Two big-name, high-potential players, Tyler Myers and Evander Kane, began a month-long, league-wide trading frenzy back on February 11. It took Electronic Arts until March 7 to finally get that big-time Winnipeg/Buffalo trade (along with the 44 other transactions made since then) into NHL 15.
A few minutes, however, is all that it took for the company's Twitter account to tweet out a picture of Kane and Myers in their new uniforms, right after that trade became official.
Gamers who only play NHL 15's offline modes also could have easily gotten their copies up-to-date in mere minutes.
But for Online Versus fans, there was no choice but to wait an entire month, until EA finally put Kane, Myers, and many other NHL players onto their correct clubs.
EA is certainly capable of updating NHL 15 more often. More than 120 new cards (each with adjusted attribute ratings) were added to Ultimate Team between the February 11 Kane-Myers trade and the March 7 roster file release. But it seems that since NHL 15's October title update, which added a hurried, half-baked version of Online Team Play, EA hasn't been interested in addressing any problems that aren't related to their revenue-generating Ultimate Team mode. And roster updates -- or more specifically, the lack thereof -- have been a huge problem for NHL 15, all year long. You just wouldn't know that if you only followed EA's Twitter feed.

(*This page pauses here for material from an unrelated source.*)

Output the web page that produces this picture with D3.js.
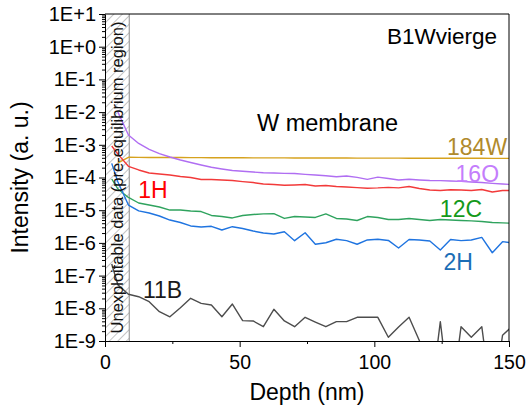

Saturday's March 7 roster file -- uploaded five days after the trade deadline -- still shows no noticeable ratings changes. That means Minnesota's Devan Dubnyk, who was recently named the NHL's "First Star of the Month" for February, remains an 81 overall -- making him the worst starting goalie in NHL 15. It also means that Buffalo's Chad Johnson, who has 0 shutouts, an .889 save percentage, and a 3.08 goals-against average in 19 appearances this season, is somehow rated higher than Dubnyk, since Johnson possesses an 82 overall rating. This is just one example of the many oddities in NHL 15's current attributes, which if we're being kind, we'll merely call subpar.
If Electronic Arts is going to insist on making their attributes uneditable (as is the case on the PlayStation 4 and Xbox One), then the company has a responsibility to keep those ratings relevant to what's happening inside real NHL arenas. Having released just two significant ratings updates in the six months since NHL 15's September 9 release, this is clearly a responsibility that EA has failed to fulfill.
In a marketplace where Madden NFL, MLB: The Show, NBA 2K, et al. are updating injuries, transactions, and ratings once a week, if not more, the NHL series cannot afford to lag so far behind its competition. Because unlike what happens in the real NHL, EA's hockey franchise won't be able to reverse its declining position in sports gaming's power rankings by simply dropping straight to the bottom.